SOMETIMES IT TAKES A VILLAGE to build a village. Case in point: Briar Chapel, a 1,589-acre master planned community approved for development this spring in Pittsboro, N.C., a few miles down the road from Chapel Hill, home of the University of North Carolina.

When Newland Communities first proposed creating Chatham County's largest development ever in 2001, the plan was “dead on arrival,” says Diane Gaynor, a San Diego public affairs executive Newland hired to help rescue the project. By a whopping 5-0 vote against a recommendation for approval by the county planning staff, Newland's plan was sent to the real estate graveyard.

But with a little help—no, make that a lot of help—from the developer's friends in the real estate and business communities, the once-comatose property was resurrected. And four years later, in a major change of heart, the powers that be gave the community their blessings.

AT LONG LAST: Approval for the 1,589-acre Briar Chapel community in North Carolina didn't come easy for Newland Communities.

Nowadays, gaining clearance for practically any housing development tends to dissolve into a contentious battle between good and evil. Even small projects with only a handful of houses and little impact frequently are fought tooth and nail. But the struggle over Briar Chapel was “particularly venomous,” according to Gaynor, who is executive vice president of Roni Hicks & Associates.

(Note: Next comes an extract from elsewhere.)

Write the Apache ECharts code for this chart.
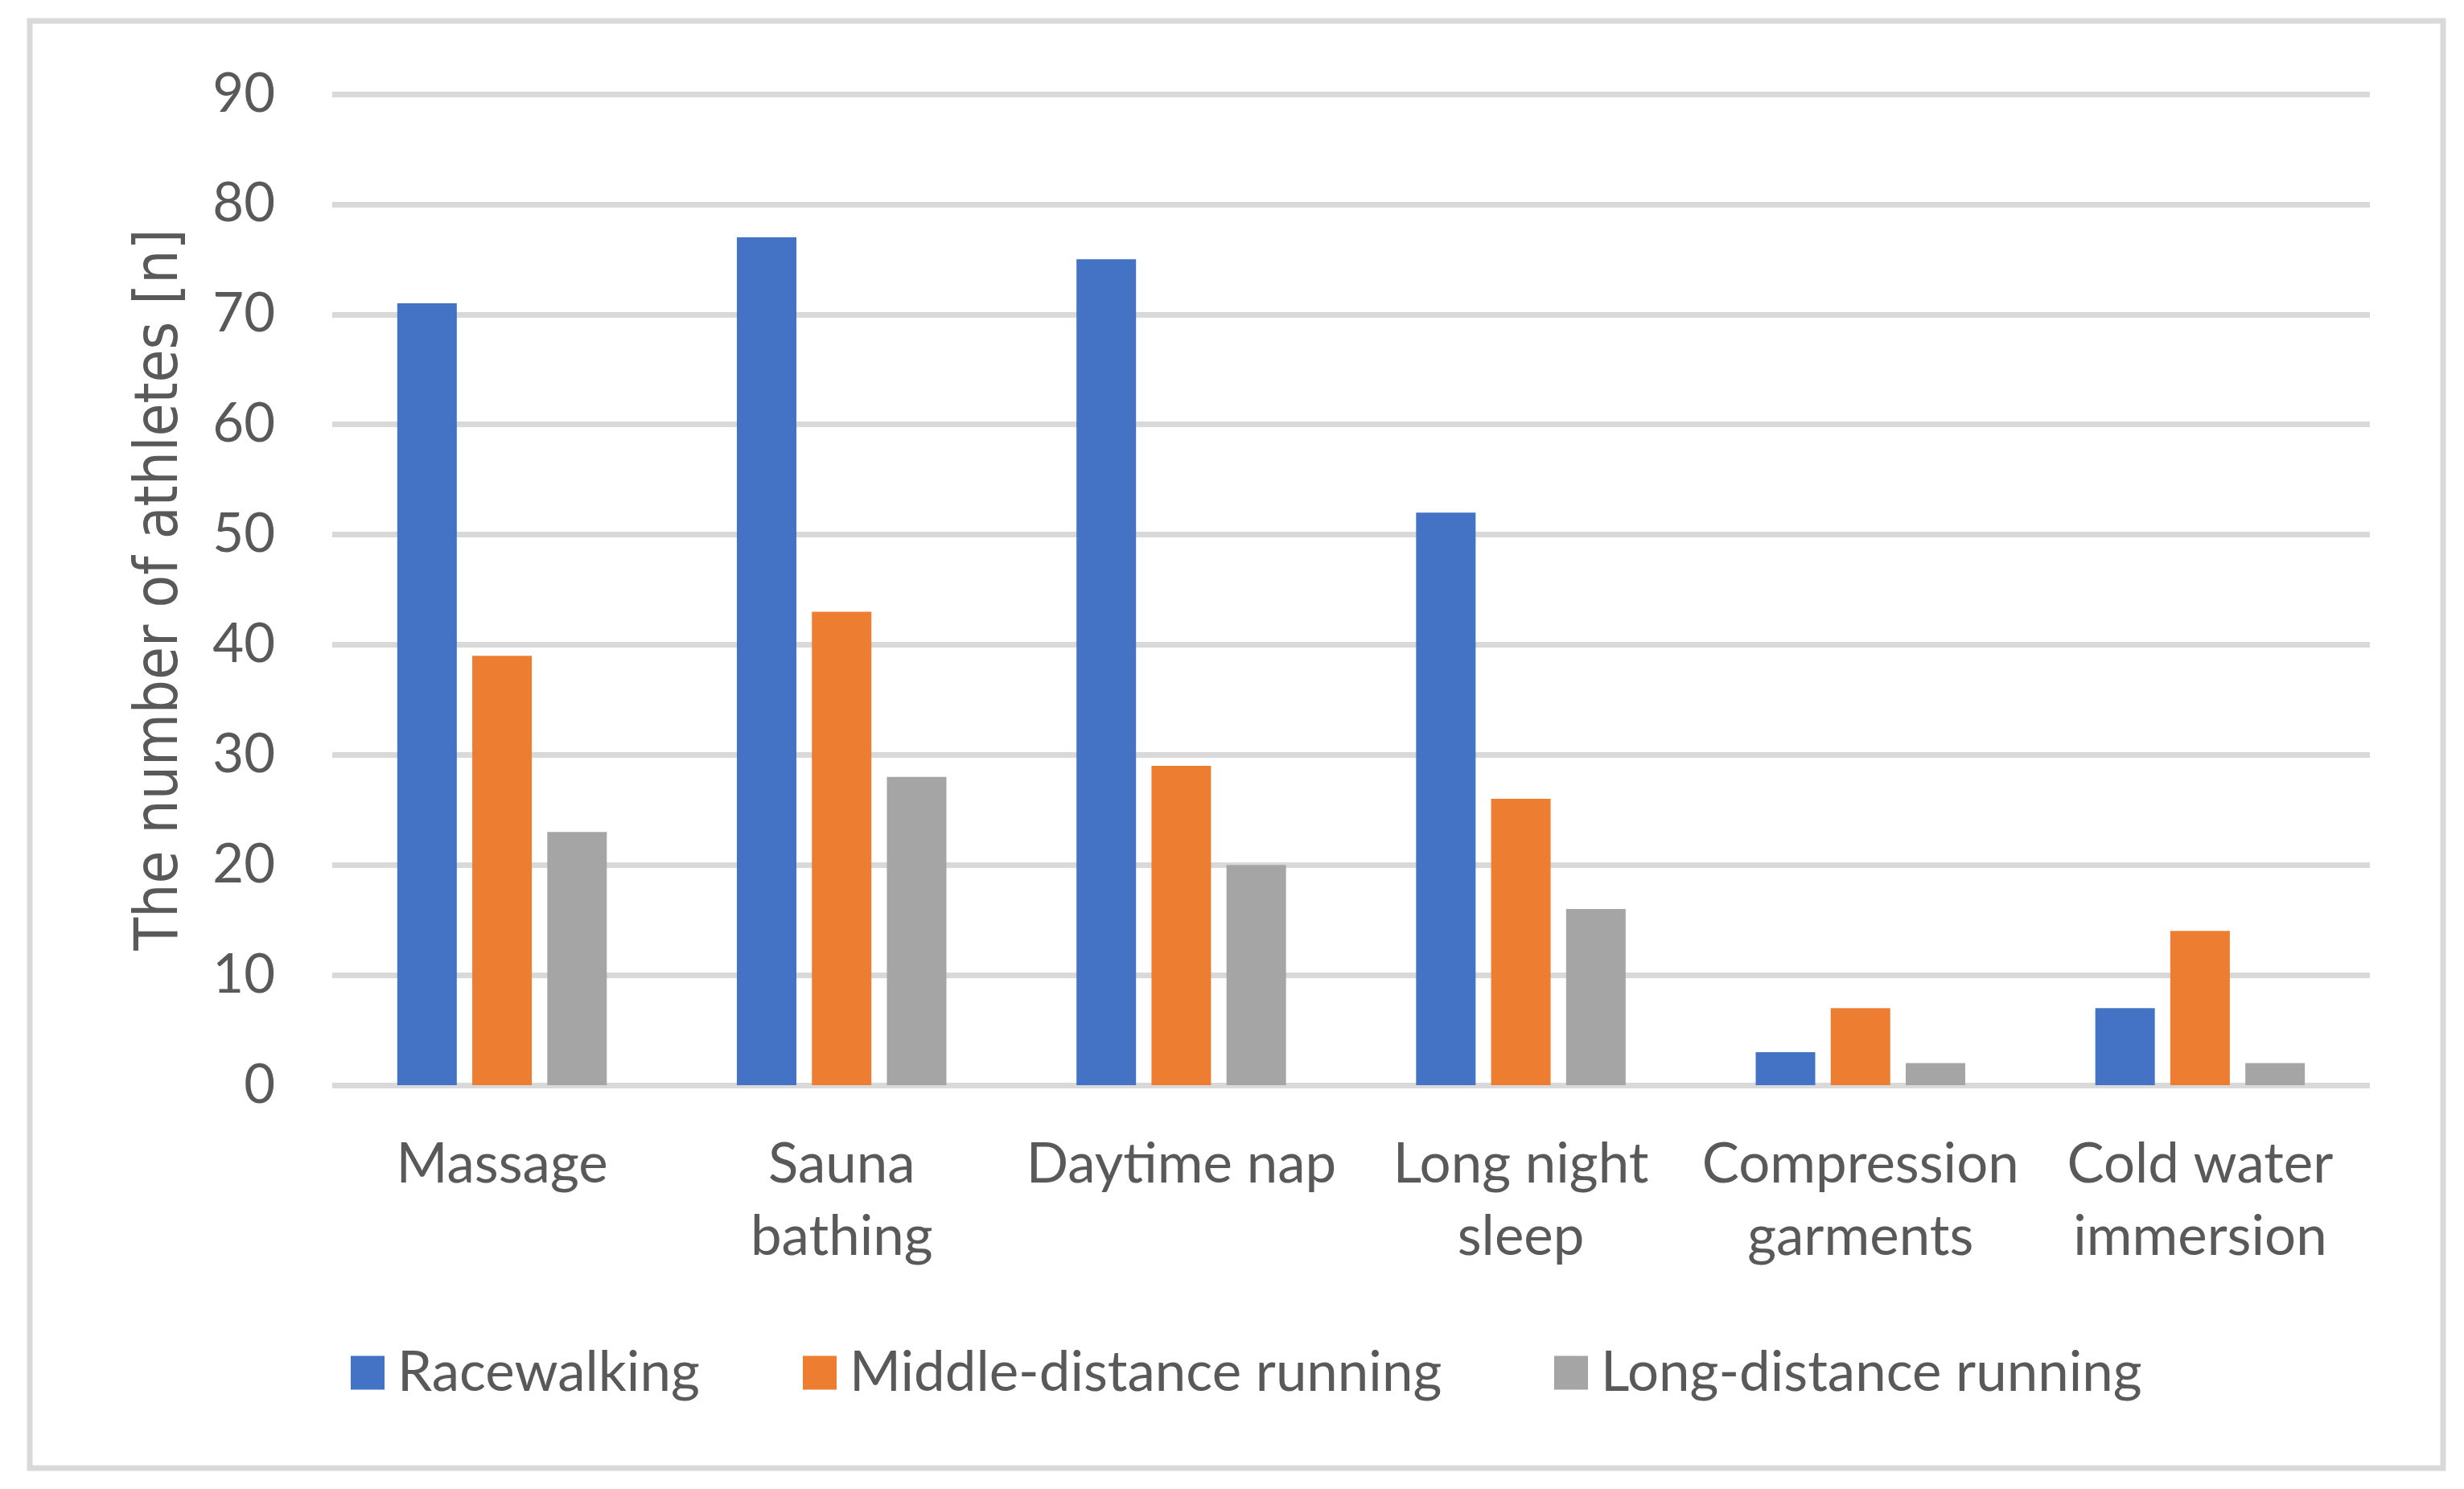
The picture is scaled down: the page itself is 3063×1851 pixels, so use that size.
<!DOCTYPE html>
<html>
<head>
<meta charset="utf-8">
<script src="https://cdn.jsdelivr.net/npm/echarts@6/dist/echarts.min.js"></script>
<style>
html,body{margin:0;padding:0;background:#fff;}
#chart{width:3063px;height:1851px;}
</style>
</head>
<body>
<div id="chart"></div>
<script>
const categories = ['Massage', 'Sauna\nbathing', 'Daytime nap', 'Long night\nsleep', 'Compression\ngarments', 'Cold water\nimmersion'];
const seriesNames = ['Racewalking', 'Middle-distance running', 'Long-distance running'];
const racewalking = [71, 77, 75, 52, 3, 7];
const middleDistance = [39, 43, 29, 26, 7, 14];
const longDistance = [23, 28, 20, 16, 2, 2];
const yAxisName = 'The number of athletes [n]';

const colors = ['#4472c4', '#ed7d31', '#a5a5a5'];
const textColor = '#595959';
const labelFont = 'Lato, "Open Sans", sans-serif';

const chart = echarts.init(document.getElementById('chart'));

function legendFor(name, left) {
  return {
    data: [name],
    left: left,
    top: 1672,
    padding: 0,
    itemWidth: 42,
    itemHeight: 42,
    icon: 'rect',
    selectedMode: false,
    textStyle: { fontFamily: labelFont, fontSize: 69, color: textColor, padding: [0, 0, 0, 11] }
  };
}

chart.setOption({
  backgroundColor: '#ffffff',
  color: colors,
  animation: false,
  graphic: [{
    type: 'rect',
    shape: { x: 37, y: 26, width: 3000, height: 1799 },
    style: { fill: 'none', stroke: '#d9d9d9', lineWidth: 7 },
    silent: true
  }],
  legend: [
    legendFor(seriesNames[0], 436),
    legendFor(seriesNames[1], 998),
    legendFor(seriesNames[2], 1932)
  ],
  grid: { left: 413, right: 117, top: 117, bottom: 502, containLabel: false },
  xAxis: {
    type: 'category',
    data: categories,
    axisLine: { show: false },
    axisTick: { show: false },
    axisLabel: {
      interval: 0,
      margin: 54,
      fontFamily: labelFont,
      fontSize: 69,
      lineHeight: 90,
      color: textColor
    }
  },
  yAxis: {
    type: 'value',
    min: 0,
    max: 90,
    interval: 10,
    name: yAxisName,
    nameLocation: 'middle',
    nameRotate: 90,
    nameGap: 175,
    nameTextStyle: {
      fontFamily: '"DejaVu Sans Condensed", "DejaVu Sans", sans-serif',
      fontSize: 74,
      color: textColor
    },
    axisLine: { show: false },
    axisTick: { show: false },
    axisLabel: {
      margin: 71,
      fontFamily: labelFont,
      fontSize: 67,
      color: textColor
    },
    splitLine: { lineStyle: { color: '#d9d9d9', width: 7 } }
  },
  series: [
    { name: seriesNames[0], type: 'bar', data: racewalking, barWidth: 74, barGap: '26%', z: 3 },
    { name: seriesNames[1], type: 'bar', data: middleDistance, barWidth: 74, barGap: '26%', z: 3 },
    { name: seriesNames[2], type: 'bar', data: longDistance, barWidth: 74, barGap: '26%', z: 3 }
  ]
});
</script>
</body>
</html>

“The land development process is getting harder and harder, but this one was especially difficult,” says Gaynor. She uses such terms as “nasty,” “mean,” and “dirty” to describe the battle that culminated in a February vote to allow Newland Carolina to go ahead with its first major mixed-used community in the state's second fastest growing county.

A COUNTY DIVIDED When Newland's opening salvo at developing Briar Chapel was announced in the summer of 2001, Chatham County was a house divided—a “tale of two cities,” if you will. Pittsboro, the county seat, was profiting from growth in the nearby Raleigh-Durham-Chapel Hill Research Triangle area, but Siler City was struggling to regain an economic base left in shambles since the textile industry picked up and left town.

“The county's two major towns are only 20 miles apart, Pittsboro in the northeast part of the county and Siler City in the west, but they were worlds apart,” says Gaynor. “And here was a belief in the Siler City area that decisions made in Pittsboro benefited only that end of the county but not the other.” Whether that sentiment is true or not is debatable. Nevertheless, when Newland's plan fell on the county commissioners' desks, it landed with a thud. More than 200 residents attended public hearings that July and August, mostly to oppose the project, forcing the San Diego-based company to make a hasty retreat.

When the company came back a few months later with an offer to build fewer houses, a large number of residents continued to voice their opposition, and environmentalists and neighbors of the proposed sewage treatment facility worried that the plant could become “a disaster” for the county, according to one local newspaper's account. And in May 2002, the second plan was summarily rejected, 5-0. Not only did they shoot down the project, the commissioners proposed a moratorium against any development with the size and scope of Briar Chapel.

But most of the resistance fighters were from the Pittsboro area. Folks in Siler City, on the other hand, looked at Newland's proposal as a Godsend for their economically depressed region. “They saw the ripple effect that such a project could have,” says Chris Sinclair, president of Public Solutions in Raleigh.

The trouble was, nobody asked them to weigh in. “They were being ignored,” says Sinclair. “There was no outreach to them.”